Hiding from enemies for five minutes isn't my idea of fun. Using the environment to distract guards, in ways Free Radical didn't imagine, is - and an opportunity is lost here. You can use your telekinesis power to throw a bin at a guard and that's as adventurous as it gets until much later in the game. The physics are half the quality of Half-Life 2, the possibilities a far cry from, erm, Far Cry.
In fact, the poor stealth sections threaten to ruin the entire game. Many people will give up before these sections fade out in favour of more action oriented events brought on by a full compliment of psychic powers. The balance is the wrong way round.

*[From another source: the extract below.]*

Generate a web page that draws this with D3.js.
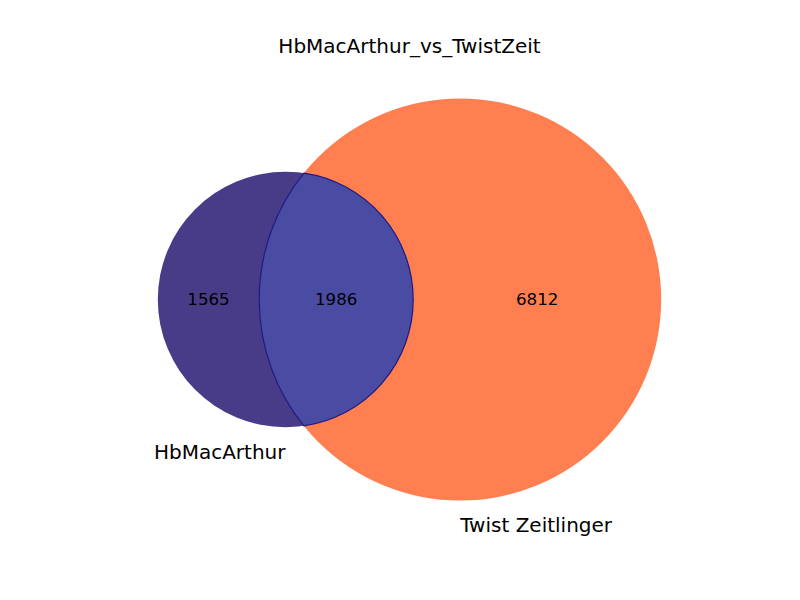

The graphics are basic for the PC, reminiscent of the cut-scenes found in the TimeSplitters games. This, unfortunately, adds to the feeling that the game has been thrown across the console court without consideration of the PC opponent that awaits it. On the three consoles the aesthetics suits the game perfectly; on PC, post Half-Life 2/ Doom 3, they look two years old.
It's also a fairly easy game. You psychic power bar quickly refills, so there is no problem using your powers to heal whenever you are in trouble. An average gamer will get a weekend worth of bin throwing and guard distracting, max, which, incidentally, feels just about right for a game that gets as close to a 200 page interactive sci-fi/thriller novel as any game I've seen.